Direct mineral carbonation of carbide slag waste in fixed bed reactor: comparison of dry and wet route

Global climate change due to heavy industrial carbon dioxide (CO₂) emissions has become one of the most significant environmental concerns. Mineral carbonation of alkaline wastes into valuable products is a promising CO₂ capture, storage, and utilization technique. This study investigated the direct mineral carbonation of carbide slag, a byproduct of acetylene production, in both dry and wet phases under moderate conditions (≤ 120 °C, ≤ 1 MPa) in a fixed bed reactor. Mineral carbonation of carbide slag was validated by online gas chromatography, thermogravimetric analysis, and microstructure characterization of the carbonated products.
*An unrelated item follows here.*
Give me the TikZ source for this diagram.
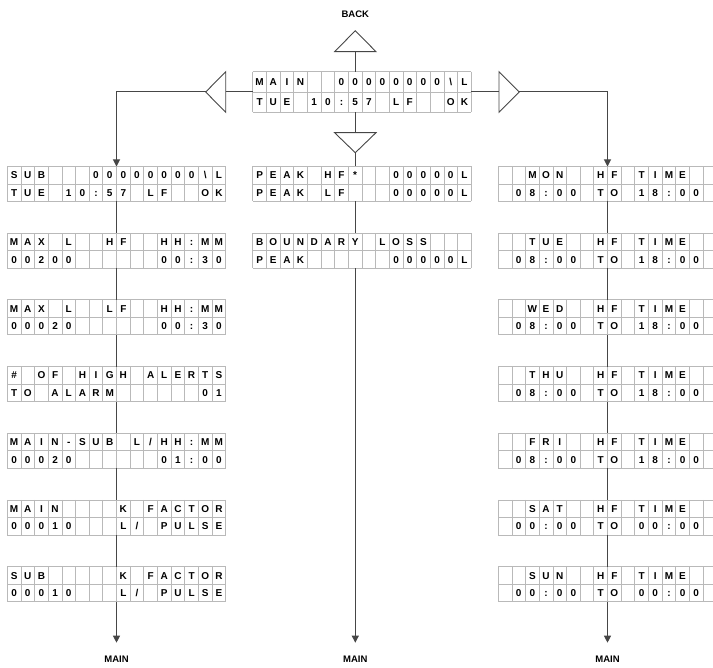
\documentclass[tikz,border=0pt]{standalone}
\usepackage{fontspec}
\setmainfont{Liberation Sans}
\usetikzlibrary{positioning,arrows.meta}

\definecolor{gridgray}{RGB}{185,185,185}
\definecolor{linegray}{RGB}{70,70,70}

\newcommand{\cellw}{13.65pt}

\tikzset{
  lcdbox/.style={rectangle, minimum width=16*\cellw, inner sep=0pt, outer sep=0pt},
  lcdgrid/.style={draw=gridgray, line width=0.8pt},
  lcdchar/.style={font=\bfseries\fontsize{10}{10}\selectfont, inner sep=0pt, text height=7.2pt, text depth=0pt},
  conn/.style={draw=linegray, line width=1pt},
  tri/.style={draw=linegray, line width=0.9pt},
  navlabel/.style={font=\bfseries\fontsize{9.5}{9.5}\selectfont, inner sep=0pt},
  >={Triangle[length=7pt,width=7pt]},
}

% display: name, centre x, centre y, row height, first row, second row
\newcommand{\lcd}[6]{%
  \node[lcdbox, minimum height=2*#4] (#1) at (#2,#3) {};
  \begin{scope}[shift={(#1.north west)}, x=\cellw, y=-#4]
    \foreach \k in {0,...,16} \draw[lcdgrid] (\k,0) -- (\k,2);
    \foreach \r in {0,1,2} \draw[lcdgrid] (0,\r) -- (16,\r);
    \foreach \ch [count=\k from 0] in {#5} \node[lcdchar] at (\k+0.5,0.5) {\ch};
    \foreach \ch [count=\k from 0] in {#6} \node[lcdchar] at (\k+0.5,1.5) {\ch};
  \end{scope}}

\begin{document}
\begin{tikzpicture}[x=1pt,y=-1pt]
  \useasboundingbox (0,0) rectangle (713,668);
  \clip (0,0) rectangle (713,668);

  % main screen
  \lcd{home}{362}{92}{20.3pt}{M,A,I,N,,,0,0,0,0,0,0,0,0,\textbackslash,L}{T,U,E,,1,0,:,5,7,,L,F,,,O,K}

  % left column
  \lcd{sub}{116.5}{184}{17.5pt}{S,U,B,,,,0,0,0,0,0,0,0,0,\textbackslash,L}{T,U,E,,1,0,:,5,7,,L,F,,,O,K}
  \lcd{maxhf}{116.5}{250.7}{17.5pt}{M,A,X,,L,,,H,F,,,H,H,:,M,M}{0,0,2,0,0,,,,,,,0,0,:,3,0}
  \lcd{maxlf}{116.5}{317.4}{17.5pt}{M,A,X,,L,,,L,F,,,H,H,:,M,M}{0,0,0,2,0,,,,,,,0,0,:,3,0}
  \lcd{alerts}{116.5}{384.1}{17.5pt}{\#,,O,F,,H,I,G,H,,A,L,E,R,T,S}{T,O,,A,L,A,R,M,,,,,,,0,1}
  \lcd{mainsub}{116.5}{450.8}{17.5pt}{M,A,I,N,-,S,U,B,,L,/,H,H,:,M,M}{0,0,0,2,0,,,,,,,0,1,:,0,0}
  \lcd{mainkf}{116.5}{517.5}{17.5pt}{M,A,I,N,,,,,K,,F,A,C,T,O,R}{0,0,0,1,0,,,,L,/,,P,U,L,S,E}
  \lcd{subkf}{116.5}{584.2}{17.5pt}{S,U,B,,,,,,K,,F,A,C,T,O,R}{0,0,0,1,0,,,,L,/,,P,U,L,S,E}

  % middle column
  \lcd{peakhf}{362}{184}{17.5pt}{P,E,A,K,,H,F,*,,,0,0,0,0,0,L}{P,E,A,K,,L,F,,,,0,0,0,0,0,L}
  \lcd{boundary}{362}{250.7}{17.5pt}{B,O,U,N,D,A,R,Y,,L,O,S,S,,,}{P,E,A,K,,,,,,,0,0,0,0,0,L}

  % right column
  \lcd{mon}{607.5}{184}{17.5pt}{,,M,O,N,,,H,F,,T,I,M,E,,}{,0,8,:,0,0,,T,O,,1,8,:,0,0,}
  \lcd{tue}{607.5}{250.7}{17.5pt}{,,T,U,E,,,H,F,,T,I,M,E,,}{,0,8,:,0,0,,T,O,,1,8,:,0,0,}
  \lcd{wed}{607.5}{317.4}{17.5pt}{,,W,E,D,,,H,F,,T,I,M,E,,}{,0,8,:,0,0,,T,O,,1,8,:,0,0,}
  \lcd{thu}{607.5}{384.1}{17.5pt}{,,T,H,U,,,H,F,,T,I,M,E,,}{,0,8,:,0,0,,T,O,,1,8,:,0,0,}
  \lcd{fri}{607.5}{450.8}{17.5pt}{,,F,R,I,,,H,F,,T,I,M,E,,}{,0,8,:,0,0,,T,O,,1,8,:,0,0,}
  \lcd{sat}{607.5}{517.5}{17.5pt}{,,S,A,T,,,H,F,,T,I,M,E,,}{,0,0,:,0,0,,T,O,,0,0,:,0,0,}
  \lcd{sun}{607.5}{584.2}{17.5pt}{,,S,U,N,,,H,F,,T,I,M,E,,}{,0,0,:,0,0,,T,O,,0,0,:,0,0,}

  % navigation triangles
  \coordinate (utip) at (355.3,30.7);
  \coordinate (ubase) at (355.3,51.7);
  \coordinate (dbase) at (355.3,132.7);
  \coordinate (dtip) at (355.3,152.7);
  \coordinate (ltip) at (205.7,92);
  \coordinate (lbase) at (225.7,92);
  \coordinate (rbase) at (499,92);
  \coordinate (rtip) at (519.3,92);
  \draw[tri] (utip) -- (376,51.7) -- (334.6,51.7) -- cycle;
  \draw[tri] (dtip) -- (376,132.7) -- (334.6,132.7) -- cycle;
  \draw[tri] (ltip) -- (225.7,71.7) -- (225.7,112.3) -- cycle;
  \draw[tri] (rtip) -- (499,71.7) -- (499,112.3) -- cycle;

  \node[navlabel, above=13pt of utip] (back) {BACK};

  % ends of the three columns
  \coordinate (lend) at (116.5,642.7);
  \coordinate (mend) at (355.3,642.7);
  \coordinate (rend) at (607.5,642.7);
  \node[navlabel, below=13.5pt of lend] (mainl) {MAIN};
  \node[navlabel, below=13.5pt of mend] (mainm) {MAIN};
  \node[navlabel, below=13.5pt of rend] (mainr) {MAIN};

  % connectors round the main screen
  \draw[conn] (home.north -| ubase) -- (ubase);
  \draw[conn] (home.south -| dbase) -- (dbase);
  \draw[conn] (lbase) -- (home.west);
  \draw[conn] (home.east) -- (rbase);
  \draw[conn,->] (ltip) -| (sub.north);
  \draw[conn,->] (rtip) -| (mon.north);
  \draw[conn] (dtip) -- (peakhf.north -| dtip);

  % left column
  \draw[conn] (sub.south) -- (maxhf.north);
  \draw[conn] (maxhf.south) -- (maxlf.north);
  \draw[conn] (maxlf.south) -- (alerts.north);
  \draw[conn] (alerts.south) -- (mainsub.north);
  \draw[conn] (mainsub.south) -- (mainkf.north);
  \draw[conn] (mainkf.south) -- (subkf.north);
  \draw[conn,->] (subkf.south) -- (lend);

  % middle column
  \draw[conn] (peakhf.south -| dtip) -- (boundary.north -| dtip);
  \draw[conn,->] (boundary.south -| dtip) -- (mend);

  % right column
  \draw[conn] (mon.south) -- (tue.north);
  \draw[conn] (tue.south) -- (wed.north);
  \draw[conn] (wed.south) -- (thu.north);
  \draw[conn] (thu.south) -- (fri.north);
  \draw[conn] (fri.south) -- (sat.north);
  \draw[conn] (sat.south) -- (sun.north);
  \draw[conn,->] (sun.south) -- (rend);
\end{tikzpicture}
\end{document}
Moreover, the effects of operational parameters such as temperature, pressure, gas–solid ratio, superficial gas velocity, particle size, and initial gas concentration on the carbonation reaction were studied. The results show that wet-phase carbonation at a liquid‒solid ratio of 0.2 achieves a maximum carbonation efficiency of 37% and a CO₂ capture capacity of 4.6 mol CO₂ kg⁻¹, outperforming the dry phase under ambient conditions. Humidity in the inlet gas stream and a higher reaction pressure improved carbonation in both phases. A maximum carbonation efficiency of 97% was observed, with a CO₂ capture capacity of 12.2 mol CO₂ kg⁻¹ in the wet phase of mineral carbonation at 1 MPa pressure. Microstructural analyses revealed a significant formation of calcium carbonate in the carbonated samples. This study highlights the potential of carbide slag for effective CO₂ capture through mineral carbonation, offering an environmentally friendly and scalable solution for reducing greenhouse gas emissions.